● **TASK INSTRUCTIONS**: Retype nothing except the lines below from the one with "Convert this chart to matplotlib code." through the one with "1.05e-2, 7.1e-3, 4.8e-3]", exactly, with images left out.

● **EXTRACTED RECORDS**:
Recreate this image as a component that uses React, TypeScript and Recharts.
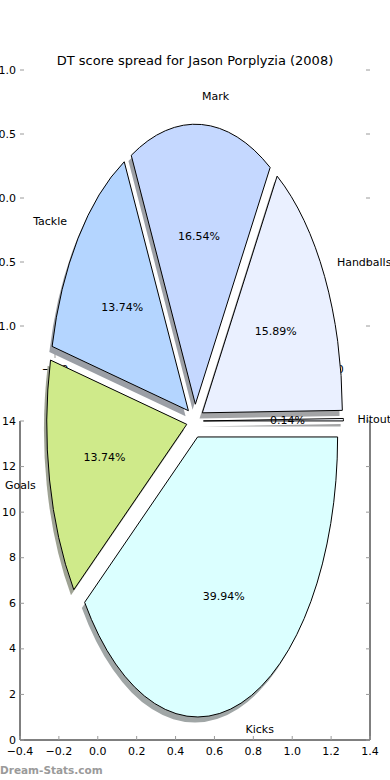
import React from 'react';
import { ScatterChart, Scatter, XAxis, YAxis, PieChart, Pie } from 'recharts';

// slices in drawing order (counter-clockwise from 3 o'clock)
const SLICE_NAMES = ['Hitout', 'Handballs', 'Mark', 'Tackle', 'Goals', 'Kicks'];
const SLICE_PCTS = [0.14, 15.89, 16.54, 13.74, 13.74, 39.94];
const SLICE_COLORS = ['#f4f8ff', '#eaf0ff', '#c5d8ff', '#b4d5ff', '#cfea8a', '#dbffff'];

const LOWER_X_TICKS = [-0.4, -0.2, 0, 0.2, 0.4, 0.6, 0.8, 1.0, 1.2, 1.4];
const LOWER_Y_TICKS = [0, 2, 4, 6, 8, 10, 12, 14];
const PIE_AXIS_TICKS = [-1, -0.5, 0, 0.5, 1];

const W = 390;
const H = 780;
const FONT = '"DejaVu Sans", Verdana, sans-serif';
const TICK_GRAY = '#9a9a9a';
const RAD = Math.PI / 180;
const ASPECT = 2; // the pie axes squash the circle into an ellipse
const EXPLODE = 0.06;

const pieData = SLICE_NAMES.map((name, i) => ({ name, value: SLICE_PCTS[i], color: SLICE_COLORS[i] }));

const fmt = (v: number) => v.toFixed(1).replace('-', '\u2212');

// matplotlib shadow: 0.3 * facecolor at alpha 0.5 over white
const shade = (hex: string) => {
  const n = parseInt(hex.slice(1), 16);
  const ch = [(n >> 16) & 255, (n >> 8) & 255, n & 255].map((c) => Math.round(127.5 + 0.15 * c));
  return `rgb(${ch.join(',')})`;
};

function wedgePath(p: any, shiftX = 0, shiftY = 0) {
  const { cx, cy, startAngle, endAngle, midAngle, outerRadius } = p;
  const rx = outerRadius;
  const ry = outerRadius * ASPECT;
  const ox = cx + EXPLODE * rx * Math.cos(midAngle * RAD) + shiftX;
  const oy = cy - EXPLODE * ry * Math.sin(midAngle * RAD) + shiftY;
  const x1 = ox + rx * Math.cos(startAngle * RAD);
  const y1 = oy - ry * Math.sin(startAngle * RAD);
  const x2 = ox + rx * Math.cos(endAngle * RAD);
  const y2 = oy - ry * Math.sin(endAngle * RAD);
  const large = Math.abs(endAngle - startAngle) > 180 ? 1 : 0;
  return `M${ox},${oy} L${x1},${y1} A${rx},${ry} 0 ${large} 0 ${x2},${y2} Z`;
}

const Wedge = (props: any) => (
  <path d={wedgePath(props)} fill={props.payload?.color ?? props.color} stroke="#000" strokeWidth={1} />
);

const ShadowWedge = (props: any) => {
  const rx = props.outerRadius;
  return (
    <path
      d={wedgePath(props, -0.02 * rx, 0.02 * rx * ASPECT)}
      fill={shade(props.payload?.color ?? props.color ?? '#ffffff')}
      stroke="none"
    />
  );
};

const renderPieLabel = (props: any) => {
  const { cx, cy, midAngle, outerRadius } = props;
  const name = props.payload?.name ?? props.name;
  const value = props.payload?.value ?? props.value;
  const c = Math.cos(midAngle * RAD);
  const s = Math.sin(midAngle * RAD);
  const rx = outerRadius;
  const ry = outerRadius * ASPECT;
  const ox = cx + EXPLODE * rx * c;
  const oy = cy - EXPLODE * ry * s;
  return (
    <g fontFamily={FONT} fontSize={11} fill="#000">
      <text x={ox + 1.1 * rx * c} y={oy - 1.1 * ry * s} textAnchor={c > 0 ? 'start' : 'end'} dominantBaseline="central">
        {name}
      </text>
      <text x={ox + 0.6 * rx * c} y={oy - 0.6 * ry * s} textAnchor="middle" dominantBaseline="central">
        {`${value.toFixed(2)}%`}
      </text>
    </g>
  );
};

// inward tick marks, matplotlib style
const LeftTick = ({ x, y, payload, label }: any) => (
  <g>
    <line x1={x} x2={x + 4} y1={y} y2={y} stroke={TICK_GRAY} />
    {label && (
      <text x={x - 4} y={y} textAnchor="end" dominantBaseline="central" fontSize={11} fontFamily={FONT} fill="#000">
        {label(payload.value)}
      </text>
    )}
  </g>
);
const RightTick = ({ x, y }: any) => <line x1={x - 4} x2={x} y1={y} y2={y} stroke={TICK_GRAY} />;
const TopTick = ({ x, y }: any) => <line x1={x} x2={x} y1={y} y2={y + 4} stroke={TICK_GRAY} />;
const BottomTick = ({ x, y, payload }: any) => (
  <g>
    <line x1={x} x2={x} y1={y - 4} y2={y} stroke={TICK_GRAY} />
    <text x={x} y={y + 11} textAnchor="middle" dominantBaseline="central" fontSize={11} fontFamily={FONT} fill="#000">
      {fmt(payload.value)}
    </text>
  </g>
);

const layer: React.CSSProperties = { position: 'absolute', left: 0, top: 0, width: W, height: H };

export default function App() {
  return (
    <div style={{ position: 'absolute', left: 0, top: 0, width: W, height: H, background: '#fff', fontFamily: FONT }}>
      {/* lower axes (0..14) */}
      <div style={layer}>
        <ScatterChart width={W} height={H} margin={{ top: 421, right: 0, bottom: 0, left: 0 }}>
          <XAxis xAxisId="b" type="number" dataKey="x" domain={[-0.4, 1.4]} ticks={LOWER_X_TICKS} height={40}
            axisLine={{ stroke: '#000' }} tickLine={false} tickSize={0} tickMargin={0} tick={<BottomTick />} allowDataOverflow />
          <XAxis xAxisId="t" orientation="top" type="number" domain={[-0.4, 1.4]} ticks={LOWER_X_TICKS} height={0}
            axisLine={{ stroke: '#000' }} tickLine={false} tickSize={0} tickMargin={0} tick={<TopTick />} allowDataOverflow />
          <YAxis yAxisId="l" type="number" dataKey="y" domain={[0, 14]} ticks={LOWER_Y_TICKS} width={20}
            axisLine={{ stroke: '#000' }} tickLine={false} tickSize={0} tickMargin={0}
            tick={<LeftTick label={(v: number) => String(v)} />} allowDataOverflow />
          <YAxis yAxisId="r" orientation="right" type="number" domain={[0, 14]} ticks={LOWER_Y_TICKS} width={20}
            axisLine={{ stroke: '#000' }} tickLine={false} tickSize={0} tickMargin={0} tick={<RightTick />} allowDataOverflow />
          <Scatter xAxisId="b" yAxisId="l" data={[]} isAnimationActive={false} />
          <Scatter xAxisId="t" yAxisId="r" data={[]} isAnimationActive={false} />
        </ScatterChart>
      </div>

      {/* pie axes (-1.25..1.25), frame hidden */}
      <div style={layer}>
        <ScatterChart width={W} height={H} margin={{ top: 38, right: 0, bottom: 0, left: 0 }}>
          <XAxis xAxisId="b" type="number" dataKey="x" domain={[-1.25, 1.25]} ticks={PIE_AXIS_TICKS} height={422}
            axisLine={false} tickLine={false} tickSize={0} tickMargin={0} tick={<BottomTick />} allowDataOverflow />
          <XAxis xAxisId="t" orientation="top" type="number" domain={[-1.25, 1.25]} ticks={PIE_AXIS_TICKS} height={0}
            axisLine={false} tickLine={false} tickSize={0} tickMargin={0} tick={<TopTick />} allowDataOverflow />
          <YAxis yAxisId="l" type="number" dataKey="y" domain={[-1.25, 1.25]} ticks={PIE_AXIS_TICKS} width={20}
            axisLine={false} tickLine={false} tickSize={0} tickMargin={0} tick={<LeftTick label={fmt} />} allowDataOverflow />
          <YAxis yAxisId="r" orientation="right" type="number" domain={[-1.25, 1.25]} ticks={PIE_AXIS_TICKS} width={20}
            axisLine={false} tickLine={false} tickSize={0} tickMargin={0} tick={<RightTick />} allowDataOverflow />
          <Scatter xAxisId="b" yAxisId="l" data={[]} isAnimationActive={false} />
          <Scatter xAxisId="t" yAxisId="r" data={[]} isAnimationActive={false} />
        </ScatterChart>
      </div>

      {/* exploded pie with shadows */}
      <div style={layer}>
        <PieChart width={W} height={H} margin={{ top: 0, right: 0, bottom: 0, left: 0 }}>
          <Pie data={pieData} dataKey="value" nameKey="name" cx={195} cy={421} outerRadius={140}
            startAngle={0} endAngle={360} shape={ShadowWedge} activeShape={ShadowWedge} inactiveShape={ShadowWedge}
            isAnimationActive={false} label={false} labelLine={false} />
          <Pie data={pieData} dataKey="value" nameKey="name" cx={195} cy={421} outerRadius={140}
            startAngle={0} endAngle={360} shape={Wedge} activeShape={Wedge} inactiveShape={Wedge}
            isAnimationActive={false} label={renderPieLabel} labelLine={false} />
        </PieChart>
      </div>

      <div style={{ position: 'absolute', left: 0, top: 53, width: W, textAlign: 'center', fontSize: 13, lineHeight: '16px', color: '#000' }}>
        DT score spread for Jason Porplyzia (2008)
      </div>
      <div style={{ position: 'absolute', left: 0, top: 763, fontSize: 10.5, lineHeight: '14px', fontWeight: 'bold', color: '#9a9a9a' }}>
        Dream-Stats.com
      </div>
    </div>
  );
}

...

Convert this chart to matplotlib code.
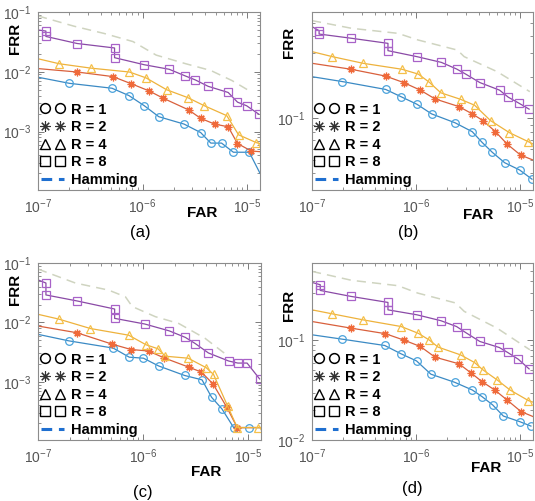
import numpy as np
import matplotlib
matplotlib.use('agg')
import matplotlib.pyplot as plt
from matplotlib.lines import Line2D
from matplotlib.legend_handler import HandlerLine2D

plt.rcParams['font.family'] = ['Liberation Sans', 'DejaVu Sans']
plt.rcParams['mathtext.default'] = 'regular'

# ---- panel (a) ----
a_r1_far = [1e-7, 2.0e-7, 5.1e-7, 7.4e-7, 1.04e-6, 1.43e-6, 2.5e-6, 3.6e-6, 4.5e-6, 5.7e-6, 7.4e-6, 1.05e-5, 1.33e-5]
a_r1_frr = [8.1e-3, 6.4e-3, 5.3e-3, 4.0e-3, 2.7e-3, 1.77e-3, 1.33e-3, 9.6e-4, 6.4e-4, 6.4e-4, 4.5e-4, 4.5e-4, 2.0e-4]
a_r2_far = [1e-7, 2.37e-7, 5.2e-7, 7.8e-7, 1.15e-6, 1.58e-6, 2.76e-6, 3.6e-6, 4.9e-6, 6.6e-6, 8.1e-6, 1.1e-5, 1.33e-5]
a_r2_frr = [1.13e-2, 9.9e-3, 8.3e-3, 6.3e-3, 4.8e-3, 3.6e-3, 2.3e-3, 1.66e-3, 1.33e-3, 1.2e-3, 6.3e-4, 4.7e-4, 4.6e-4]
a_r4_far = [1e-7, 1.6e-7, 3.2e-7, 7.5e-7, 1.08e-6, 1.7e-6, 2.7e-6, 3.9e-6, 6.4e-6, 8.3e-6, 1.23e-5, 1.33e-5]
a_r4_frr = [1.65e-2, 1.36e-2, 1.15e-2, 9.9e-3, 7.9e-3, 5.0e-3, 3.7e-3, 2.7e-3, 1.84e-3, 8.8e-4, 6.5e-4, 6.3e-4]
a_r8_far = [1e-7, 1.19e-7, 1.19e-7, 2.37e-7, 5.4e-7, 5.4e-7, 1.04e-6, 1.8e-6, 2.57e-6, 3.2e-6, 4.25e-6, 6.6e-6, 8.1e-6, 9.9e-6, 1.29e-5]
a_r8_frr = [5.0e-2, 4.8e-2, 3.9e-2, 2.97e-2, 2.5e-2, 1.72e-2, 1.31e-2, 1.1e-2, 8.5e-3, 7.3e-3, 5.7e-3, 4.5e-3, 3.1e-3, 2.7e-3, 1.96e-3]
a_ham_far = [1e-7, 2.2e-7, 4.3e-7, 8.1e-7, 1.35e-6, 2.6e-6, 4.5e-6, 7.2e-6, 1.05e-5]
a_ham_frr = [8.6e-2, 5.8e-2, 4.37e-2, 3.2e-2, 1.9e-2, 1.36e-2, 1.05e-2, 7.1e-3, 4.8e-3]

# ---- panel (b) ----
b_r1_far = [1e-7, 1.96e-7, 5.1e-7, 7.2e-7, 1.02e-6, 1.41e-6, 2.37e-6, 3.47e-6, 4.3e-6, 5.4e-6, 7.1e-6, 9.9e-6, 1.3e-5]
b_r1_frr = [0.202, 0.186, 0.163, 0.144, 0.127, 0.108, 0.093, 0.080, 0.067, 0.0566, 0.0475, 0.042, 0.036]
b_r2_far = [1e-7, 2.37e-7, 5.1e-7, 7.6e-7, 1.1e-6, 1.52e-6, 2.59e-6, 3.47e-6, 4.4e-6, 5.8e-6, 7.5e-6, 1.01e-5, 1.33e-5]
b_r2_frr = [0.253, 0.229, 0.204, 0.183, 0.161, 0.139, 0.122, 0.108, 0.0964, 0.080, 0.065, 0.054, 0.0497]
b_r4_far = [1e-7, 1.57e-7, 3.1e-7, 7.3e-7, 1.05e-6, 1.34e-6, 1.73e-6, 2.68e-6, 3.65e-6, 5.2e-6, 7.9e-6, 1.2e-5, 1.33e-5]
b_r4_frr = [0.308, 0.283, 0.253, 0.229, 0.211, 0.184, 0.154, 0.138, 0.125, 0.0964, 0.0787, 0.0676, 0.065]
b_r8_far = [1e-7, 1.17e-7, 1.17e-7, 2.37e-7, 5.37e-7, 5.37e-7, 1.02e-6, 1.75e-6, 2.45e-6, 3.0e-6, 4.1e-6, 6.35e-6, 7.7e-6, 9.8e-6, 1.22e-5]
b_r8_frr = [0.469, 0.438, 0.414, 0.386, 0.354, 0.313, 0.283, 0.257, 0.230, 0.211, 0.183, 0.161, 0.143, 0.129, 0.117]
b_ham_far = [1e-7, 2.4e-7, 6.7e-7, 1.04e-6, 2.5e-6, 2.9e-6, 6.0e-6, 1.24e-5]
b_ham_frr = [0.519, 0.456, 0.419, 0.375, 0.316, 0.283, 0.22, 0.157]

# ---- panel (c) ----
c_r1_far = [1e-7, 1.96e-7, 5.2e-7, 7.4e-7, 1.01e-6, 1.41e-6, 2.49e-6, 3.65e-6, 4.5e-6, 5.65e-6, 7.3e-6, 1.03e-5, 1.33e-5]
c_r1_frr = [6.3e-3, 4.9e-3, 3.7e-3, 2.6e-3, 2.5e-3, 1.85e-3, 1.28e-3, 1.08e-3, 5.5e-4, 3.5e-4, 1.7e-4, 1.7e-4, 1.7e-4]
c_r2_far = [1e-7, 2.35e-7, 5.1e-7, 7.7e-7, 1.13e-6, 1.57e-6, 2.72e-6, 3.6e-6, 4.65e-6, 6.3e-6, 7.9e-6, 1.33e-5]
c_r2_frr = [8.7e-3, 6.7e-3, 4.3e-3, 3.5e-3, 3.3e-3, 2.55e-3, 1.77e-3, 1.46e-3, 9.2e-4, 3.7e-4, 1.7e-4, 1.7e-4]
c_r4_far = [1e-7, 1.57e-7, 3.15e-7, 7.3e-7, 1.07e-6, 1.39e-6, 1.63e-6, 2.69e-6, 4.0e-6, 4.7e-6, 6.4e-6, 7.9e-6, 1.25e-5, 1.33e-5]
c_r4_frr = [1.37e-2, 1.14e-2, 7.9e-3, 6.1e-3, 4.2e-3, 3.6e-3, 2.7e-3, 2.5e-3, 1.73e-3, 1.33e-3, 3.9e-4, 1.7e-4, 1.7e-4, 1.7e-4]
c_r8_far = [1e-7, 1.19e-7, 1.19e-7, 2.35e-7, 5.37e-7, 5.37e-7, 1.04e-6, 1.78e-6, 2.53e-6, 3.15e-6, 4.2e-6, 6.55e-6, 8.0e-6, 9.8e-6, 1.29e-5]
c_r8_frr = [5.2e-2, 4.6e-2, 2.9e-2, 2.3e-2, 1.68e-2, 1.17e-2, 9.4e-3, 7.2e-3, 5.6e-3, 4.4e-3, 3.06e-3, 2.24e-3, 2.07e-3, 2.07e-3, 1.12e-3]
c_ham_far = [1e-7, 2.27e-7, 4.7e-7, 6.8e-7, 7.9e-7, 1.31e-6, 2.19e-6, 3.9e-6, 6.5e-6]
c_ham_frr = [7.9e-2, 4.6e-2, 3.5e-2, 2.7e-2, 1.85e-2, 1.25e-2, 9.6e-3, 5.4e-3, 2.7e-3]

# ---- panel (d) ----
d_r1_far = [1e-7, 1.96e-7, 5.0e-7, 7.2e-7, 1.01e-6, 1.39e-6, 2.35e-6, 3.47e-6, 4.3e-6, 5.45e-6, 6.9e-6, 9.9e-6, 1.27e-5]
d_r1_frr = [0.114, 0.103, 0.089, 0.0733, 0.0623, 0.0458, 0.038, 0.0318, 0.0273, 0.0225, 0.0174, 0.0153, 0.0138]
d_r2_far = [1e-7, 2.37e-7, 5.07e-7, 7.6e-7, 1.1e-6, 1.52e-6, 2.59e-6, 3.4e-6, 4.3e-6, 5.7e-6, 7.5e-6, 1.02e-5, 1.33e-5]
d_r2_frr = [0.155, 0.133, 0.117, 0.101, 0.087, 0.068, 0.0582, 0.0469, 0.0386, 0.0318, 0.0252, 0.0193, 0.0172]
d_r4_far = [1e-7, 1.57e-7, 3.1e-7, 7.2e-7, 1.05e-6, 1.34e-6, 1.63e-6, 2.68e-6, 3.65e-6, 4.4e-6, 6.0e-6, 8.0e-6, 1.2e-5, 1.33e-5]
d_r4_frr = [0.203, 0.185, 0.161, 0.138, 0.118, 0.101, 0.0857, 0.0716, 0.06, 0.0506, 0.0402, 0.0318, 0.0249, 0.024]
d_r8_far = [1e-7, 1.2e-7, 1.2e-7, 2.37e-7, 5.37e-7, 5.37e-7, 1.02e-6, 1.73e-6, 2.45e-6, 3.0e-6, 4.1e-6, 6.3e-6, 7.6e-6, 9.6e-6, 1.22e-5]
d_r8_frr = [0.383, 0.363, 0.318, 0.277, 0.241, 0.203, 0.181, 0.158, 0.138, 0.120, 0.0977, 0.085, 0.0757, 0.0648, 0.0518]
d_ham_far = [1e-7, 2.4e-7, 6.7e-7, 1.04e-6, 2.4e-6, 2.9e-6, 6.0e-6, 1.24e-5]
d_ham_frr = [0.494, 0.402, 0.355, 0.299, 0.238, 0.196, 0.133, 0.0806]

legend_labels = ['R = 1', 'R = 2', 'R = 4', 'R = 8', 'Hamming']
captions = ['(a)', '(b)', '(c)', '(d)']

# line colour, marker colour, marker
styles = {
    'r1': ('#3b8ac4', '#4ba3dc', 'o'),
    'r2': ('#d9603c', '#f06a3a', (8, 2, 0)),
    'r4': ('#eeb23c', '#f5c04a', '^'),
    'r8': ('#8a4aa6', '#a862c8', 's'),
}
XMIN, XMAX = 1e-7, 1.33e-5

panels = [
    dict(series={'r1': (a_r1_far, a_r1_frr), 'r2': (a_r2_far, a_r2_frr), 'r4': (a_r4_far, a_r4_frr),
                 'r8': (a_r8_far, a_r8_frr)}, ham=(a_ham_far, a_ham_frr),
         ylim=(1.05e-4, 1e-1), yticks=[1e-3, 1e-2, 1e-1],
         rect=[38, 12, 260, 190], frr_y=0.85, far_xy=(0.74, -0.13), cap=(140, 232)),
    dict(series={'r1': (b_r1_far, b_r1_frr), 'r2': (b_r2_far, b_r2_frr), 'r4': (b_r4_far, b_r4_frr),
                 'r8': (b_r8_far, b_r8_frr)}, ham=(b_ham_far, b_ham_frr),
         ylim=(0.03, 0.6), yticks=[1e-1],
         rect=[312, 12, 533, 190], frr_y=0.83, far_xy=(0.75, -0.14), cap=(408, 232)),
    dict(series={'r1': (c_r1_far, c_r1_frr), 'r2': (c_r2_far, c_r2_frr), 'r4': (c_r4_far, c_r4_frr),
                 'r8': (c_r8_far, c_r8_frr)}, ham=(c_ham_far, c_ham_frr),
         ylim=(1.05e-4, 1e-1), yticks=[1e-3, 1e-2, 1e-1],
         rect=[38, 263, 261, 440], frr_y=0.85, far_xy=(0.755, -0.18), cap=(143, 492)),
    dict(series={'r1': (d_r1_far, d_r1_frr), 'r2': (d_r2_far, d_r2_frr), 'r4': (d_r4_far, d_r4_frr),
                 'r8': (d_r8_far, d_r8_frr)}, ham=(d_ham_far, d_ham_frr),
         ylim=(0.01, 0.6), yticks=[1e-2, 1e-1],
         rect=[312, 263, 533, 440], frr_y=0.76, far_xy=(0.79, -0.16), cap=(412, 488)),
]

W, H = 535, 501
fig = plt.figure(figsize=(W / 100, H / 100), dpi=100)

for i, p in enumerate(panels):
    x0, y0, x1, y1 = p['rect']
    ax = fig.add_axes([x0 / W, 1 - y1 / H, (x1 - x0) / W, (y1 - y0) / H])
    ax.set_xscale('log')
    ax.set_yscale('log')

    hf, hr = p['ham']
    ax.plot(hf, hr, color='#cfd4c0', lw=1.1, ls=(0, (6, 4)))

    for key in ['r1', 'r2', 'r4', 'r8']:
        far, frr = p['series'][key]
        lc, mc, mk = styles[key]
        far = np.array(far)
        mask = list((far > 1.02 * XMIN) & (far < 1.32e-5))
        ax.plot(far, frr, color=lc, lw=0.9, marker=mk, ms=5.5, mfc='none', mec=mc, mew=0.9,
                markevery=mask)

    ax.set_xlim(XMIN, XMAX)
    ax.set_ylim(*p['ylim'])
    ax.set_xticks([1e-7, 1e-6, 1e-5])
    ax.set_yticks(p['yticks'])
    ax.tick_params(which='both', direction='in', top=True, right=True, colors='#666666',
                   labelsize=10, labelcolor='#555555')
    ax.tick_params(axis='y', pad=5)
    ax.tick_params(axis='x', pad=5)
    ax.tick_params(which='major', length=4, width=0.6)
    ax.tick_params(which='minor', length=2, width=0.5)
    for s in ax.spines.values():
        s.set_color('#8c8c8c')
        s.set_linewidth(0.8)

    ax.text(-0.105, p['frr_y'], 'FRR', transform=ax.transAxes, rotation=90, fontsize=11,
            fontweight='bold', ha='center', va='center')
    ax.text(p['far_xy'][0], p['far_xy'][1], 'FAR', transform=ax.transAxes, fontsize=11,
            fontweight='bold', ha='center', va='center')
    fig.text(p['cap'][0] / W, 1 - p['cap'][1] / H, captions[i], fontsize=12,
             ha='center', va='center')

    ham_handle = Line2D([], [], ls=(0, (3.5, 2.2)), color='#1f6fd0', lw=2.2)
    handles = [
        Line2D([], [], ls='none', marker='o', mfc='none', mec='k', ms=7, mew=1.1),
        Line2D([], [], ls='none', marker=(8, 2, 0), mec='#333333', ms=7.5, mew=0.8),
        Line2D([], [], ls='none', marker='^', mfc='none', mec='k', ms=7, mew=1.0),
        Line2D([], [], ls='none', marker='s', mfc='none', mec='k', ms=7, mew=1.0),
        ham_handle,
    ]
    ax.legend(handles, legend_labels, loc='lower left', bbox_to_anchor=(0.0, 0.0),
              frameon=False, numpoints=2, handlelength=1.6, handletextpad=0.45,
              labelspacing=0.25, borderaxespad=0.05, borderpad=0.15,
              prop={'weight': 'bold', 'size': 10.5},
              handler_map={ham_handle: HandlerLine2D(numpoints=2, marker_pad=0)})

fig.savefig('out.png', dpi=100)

● **EXERCISE OUTPUT**:
Convert this chart to matplotlib code.
import numpy as np
import matplotlib
matplotlib.use('agg')
import matplotlib.pyplot as plt
from matplotlib.lines import Line2D
from matplotlib.legend_handler import HandlerLine2D

plt.rcParams['font.family'] = ['Liberation Sans', 'DejaVu Sans']
plt.rcParams['mathtext.default'] = 'regular'

# ---- panel (a) ----
a_r1_far = [1e-7, 2.0e-7, 5.1e-7, 7.4e-7, 1.04e-6, 1.43e-6, 2.5e-6, 3.6e-6, 4.5e-6, 5.7e-6, 7.4e-6, 1.05e-5, 1.33e-5]
a_r1_frr = [8.1e-3, 6.4e-3, 5.3e-3, 4.0e-3, 2.7e-3, 1.77e-3, 1.33e-3, 9.6e-4, 6.4e-4, 6.4e-4, 4.5e-4, 4.5e-4, 2.0e-4]
a_r2_far = [1e-7, 2.37e-7, 5.2e-7, 7.8e-7, 1.15e-6, 1.58e-6, 2.76e-6, 3.6e-6, 4.9e-6, 6.6e-6, 8.1e-6, 1.1e-5, 1.33e-5]
a_r2_frr = [1.13e-2, 9.9e-3, 8.3e-3, 6.3e-3, 4.8e-3, 3.6e-3, 2.3e-3, 1.66e-3, 1.33e-3, 1.2e-3, 6.3e-4, 4.7e-4, 4.6e-4]
a_r4_far = [1e-7, 1.6e-7, 3.2e-7, 7.5e-7, 1.08e-6, 1.7e-6, 2.7e-6, 3.9e-6, 6.4e-6, 8.3e-6, 1.23e-5, 1.33e-5]
a_r4_frr = [1.65e-2, 1.36e-2, 1.15e-2, 9.9e-3, 7.9e-3, 5.0e-3, 3.7e-3, 2.7e-3, 1.84e-3, 8.8e-4, 6.5e-4, 6.3e-4]
a_r8_far = [1e-7, 1.19e-7, 1.19e-7, 2.37e-7, 5.4e-7, 5.4e-7, 1.04e-6, 1.8e-6, 2.57e-6, 3.2e-6, 4.25e-6, 6.6e-6, 8.1e-6, 9.9e-6, 1.29e-5]
a_r8_frr = [5.0e-2, 4.8e-2, 3.9e-2, 2.97e-2, 2.5e-2, 1.72e-2, 1.31e-2, 1.1e-2, 8.5e-3, 7.3e-3, 5.7e-3, 4.5e-3, 3.1e-3, 2.7e-3, 1.96e-3]
a_ham_far = [1e-7, 2.2e-7, 4.3e-7, 8.1e-7, 1.35e-6, 2.6e-6, 4.5e-6, 7.2e-6, 1.05e-5]
a_ham_frr = [8.6e-2, 5.8e-2, 4.37e-2, 3.2e-2, 1.9e-2, 1.36e-2, 1.05e-2, 7.1e-3, 4.8e-3]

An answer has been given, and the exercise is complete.